___ DATASET SECTION ___
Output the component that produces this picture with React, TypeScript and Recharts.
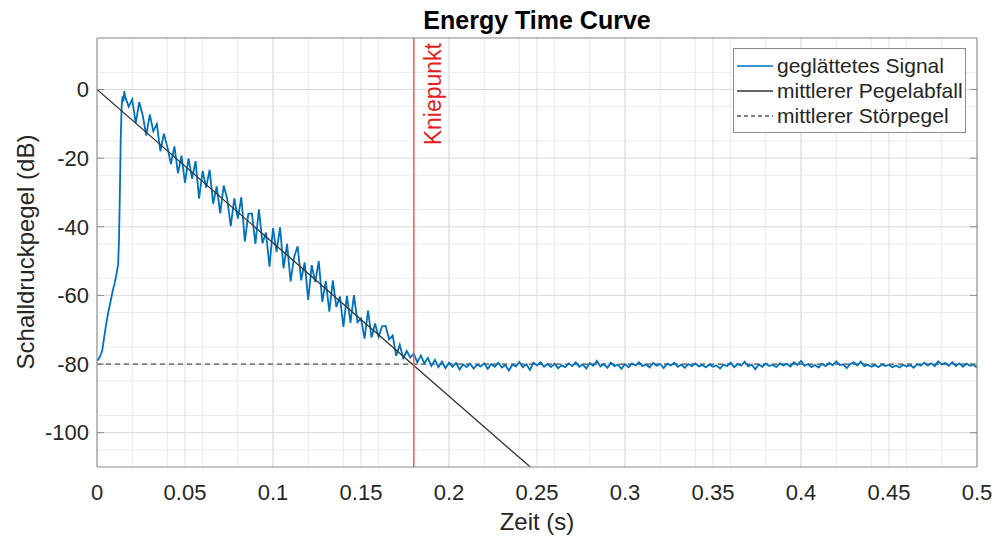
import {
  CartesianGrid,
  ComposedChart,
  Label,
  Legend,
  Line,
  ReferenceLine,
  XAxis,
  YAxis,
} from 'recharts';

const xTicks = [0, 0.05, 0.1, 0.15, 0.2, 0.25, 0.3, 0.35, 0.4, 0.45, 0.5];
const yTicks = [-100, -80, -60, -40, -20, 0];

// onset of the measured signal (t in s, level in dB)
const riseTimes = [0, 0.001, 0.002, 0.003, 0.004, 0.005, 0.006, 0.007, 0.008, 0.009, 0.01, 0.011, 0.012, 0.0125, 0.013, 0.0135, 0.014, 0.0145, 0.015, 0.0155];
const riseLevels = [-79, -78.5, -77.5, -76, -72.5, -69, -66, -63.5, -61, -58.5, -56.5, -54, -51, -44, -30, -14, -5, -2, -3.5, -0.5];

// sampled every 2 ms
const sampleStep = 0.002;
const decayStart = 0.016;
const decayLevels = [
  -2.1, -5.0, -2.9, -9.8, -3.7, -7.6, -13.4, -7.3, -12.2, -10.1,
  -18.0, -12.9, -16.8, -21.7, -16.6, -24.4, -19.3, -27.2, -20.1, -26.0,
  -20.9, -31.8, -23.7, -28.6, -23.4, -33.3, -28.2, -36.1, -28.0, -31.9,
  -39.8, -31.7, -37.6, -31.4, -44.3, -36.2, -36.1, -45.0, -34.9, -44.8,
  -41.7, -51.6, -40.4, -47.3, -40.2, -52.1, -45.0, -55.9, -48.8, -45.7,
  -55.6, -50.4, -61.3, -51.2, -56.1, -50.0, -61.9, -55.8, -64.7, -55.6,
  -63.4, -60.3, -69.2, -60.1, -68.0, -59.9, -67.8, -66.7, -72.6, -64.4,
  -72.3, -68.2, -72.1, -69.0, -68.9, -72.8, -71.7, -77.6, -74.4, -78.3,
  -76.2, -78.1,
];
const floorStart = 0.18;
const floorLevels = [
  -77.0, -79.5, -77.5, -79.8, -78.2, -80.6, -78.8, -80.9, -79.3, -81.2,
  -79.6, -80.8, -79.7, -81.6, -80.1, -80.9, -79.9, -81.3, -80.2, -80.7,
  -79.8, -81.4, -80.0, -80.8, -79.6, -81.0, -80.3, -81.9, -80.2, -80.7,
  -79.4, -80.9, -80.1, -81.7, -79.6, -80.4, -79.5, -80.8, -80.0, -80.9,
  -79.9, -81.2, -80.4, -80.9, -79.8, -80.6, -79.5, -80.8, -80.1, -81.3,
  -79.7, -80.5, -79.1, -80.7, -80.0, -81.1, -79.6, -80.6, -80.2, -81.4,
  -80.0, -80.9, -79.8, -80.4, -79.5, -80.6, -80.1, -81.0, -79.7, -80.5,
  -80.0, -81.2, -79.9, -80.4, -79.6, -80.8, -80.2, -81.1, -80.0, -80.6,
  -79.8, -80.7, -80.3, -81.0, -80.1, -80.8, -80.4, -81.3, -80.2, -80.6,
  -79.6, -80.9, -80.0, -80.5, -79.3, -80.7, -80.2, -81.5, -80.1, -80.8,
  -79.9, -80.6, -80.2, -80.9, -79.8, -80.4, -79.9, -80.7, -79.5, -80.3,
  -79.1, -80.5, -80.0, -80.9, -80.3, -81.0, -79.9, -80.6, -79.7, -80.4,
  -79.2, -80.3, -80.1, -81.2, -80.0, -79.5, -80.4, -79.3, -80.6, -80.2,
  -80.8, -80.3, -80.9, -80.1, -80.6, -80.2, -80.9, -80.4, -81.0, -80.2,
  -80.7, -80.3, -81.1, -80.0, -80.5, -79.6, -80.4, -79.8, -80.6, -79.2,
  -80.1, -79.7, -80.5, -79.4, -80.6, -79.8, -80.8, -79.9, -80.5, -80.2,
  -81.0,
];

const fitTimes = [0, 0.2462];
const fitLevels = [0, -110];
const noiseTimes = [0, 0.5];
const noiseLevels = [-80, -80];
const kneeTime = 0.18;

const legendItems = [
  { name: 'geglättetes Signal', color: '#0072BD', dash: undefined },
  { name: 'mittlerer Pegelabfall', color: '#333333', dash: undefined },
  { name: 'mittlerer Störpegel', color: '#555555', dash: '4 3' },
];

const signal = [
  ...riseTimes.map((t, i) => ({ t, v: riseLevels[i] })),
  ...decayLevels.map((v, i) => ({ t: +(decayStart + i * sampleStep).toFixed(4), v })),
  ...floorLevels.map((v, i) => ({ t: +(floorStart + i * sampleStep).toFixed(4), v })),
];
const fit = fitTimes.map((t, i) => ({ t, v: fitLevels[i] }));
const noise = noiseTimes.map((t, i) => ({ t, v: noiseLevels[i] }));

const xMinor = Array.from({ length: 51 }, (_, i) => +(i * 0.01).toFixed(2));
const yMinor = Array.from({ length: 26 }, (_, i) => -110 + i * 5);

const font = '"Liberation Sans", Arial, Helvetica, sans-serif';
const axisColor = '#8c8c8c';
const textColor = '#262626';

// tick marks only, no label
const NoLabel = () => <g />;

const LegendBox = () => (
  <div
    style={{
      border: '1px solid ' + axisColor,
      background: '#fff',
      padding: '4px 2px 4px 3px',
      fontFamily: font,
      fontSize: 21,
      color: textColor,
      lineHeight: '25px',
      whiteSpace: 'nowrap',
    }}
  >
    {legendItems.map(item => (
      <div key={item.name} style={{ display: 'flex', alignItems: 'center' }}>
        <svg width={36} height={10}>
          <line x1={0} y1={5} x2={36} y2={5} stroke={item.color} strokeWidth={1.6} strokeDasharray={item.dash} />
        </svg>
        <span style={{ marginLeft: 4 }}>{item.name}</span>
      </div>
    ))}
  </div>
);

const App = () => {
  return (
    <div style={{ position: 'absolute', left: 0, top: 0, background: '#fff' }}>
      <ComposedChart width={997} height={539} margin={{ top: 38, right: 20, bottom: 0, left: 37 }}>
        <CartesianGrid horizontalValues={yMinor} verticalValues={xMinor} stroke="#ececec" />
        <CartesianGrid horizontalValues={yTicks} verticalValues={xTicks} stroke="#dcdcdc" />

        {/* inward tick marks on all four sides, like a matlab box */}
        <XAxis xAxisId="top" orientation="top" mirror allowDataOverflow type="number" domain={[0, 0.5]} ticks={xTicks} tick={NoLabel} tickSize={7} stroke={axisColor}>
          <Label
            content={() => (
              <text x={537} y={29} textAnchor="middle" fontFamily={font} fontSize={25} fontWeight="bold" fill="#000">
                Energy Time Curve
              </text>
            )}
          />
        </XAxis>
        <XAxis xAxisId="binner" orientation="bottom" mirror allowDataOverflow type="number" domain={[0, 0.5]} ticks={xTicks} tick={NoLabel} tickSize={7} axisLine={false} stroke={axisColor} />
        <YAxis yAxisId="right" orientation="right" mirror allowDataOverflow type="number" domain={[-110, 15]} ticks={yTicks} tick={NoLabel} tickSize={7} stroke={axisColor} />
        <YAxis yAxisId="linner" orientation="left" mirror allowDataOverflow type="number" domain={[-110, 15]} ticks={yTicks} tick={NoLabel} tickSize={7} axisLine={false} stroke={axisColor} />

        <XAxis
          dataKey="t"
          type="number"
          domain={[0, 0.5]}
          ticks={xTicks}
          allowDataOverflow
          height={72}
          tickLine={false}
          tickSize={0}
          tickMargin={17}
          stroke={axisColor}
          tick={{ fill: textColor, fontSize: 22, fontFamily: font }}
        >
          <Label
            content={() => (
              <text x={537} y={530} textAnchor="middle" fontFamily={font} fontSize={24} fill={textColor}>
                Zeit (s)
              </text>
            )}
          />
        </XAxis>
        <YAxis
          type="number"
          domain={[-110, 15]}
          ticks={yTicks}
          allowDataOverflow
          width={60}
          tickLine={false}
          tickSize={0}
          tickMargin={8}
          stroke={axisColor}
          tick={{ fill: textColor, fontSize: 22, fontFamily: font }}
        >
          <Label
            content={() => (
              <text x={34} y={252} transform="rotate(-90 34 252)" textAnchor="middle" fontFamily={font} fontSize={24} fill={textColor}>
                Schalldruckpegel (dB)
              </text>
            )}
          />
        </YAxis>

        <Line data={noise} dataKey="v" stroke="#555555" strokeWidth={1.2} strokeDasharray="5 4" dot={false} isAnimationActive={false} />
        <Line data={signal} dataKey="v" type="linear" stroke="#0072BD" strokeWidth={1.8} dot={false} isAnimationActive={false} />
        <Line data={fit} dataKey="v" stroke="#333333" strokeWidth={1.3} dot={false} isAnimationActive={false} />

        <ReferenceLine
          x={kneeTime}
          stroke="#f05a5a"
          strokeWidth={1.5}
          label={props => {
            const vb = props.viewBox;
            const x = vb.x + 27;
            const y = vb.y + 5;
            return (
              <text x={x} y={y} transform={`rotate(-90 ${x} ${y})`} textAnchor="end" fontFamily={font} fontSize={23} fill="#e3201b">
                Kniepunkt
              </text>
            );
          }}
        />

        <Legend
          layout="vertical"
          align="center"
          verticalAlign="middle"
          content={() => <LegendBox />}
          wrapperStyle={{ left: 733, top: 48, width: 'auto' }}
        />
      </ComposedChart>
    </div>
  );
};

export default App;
___
From the top of the listing above, repeat each line exactly until you reach the line containing "-2, -3.5, -0.5];", and repeat that one too. Leave the pictures out.

Output the component that produces this picture with React, TypeScript and Recharts.
import {
  CartesianGrid,
  ComposedChart,
  Label,
  Legend,
  Line,
  ReferenceLine,
  XAxis,
  YAxis,
} from 'recharts';

const xTicks = [0, 0.05, 0.1, 0.15, 0.2, 0.25, 0.3, 0.35, 0.4, 0.45, 0.5];
const yTicks = [-100, -80, -60, -40, -20, 0];

// onset of the measured signal (t in s, level in dB)
const riseTimes = [0, 0.001, 0.002, 0.003, 0.004, 0.005, 0.006, 0.007, 0.008, 0.009, 0.01, 0.011, 0.012, 0.0125, 0.013, 0.0135, 0.014, 0.0145, 0.015, 0.0155];
const riseLevels = [-79, -78.5, -77.5, -76, -72.5, -69, -66, -63.5, -61, -58.5, -56.5, -54, -51, -44, -30, -14, -5, -2, -3.5, -0.5];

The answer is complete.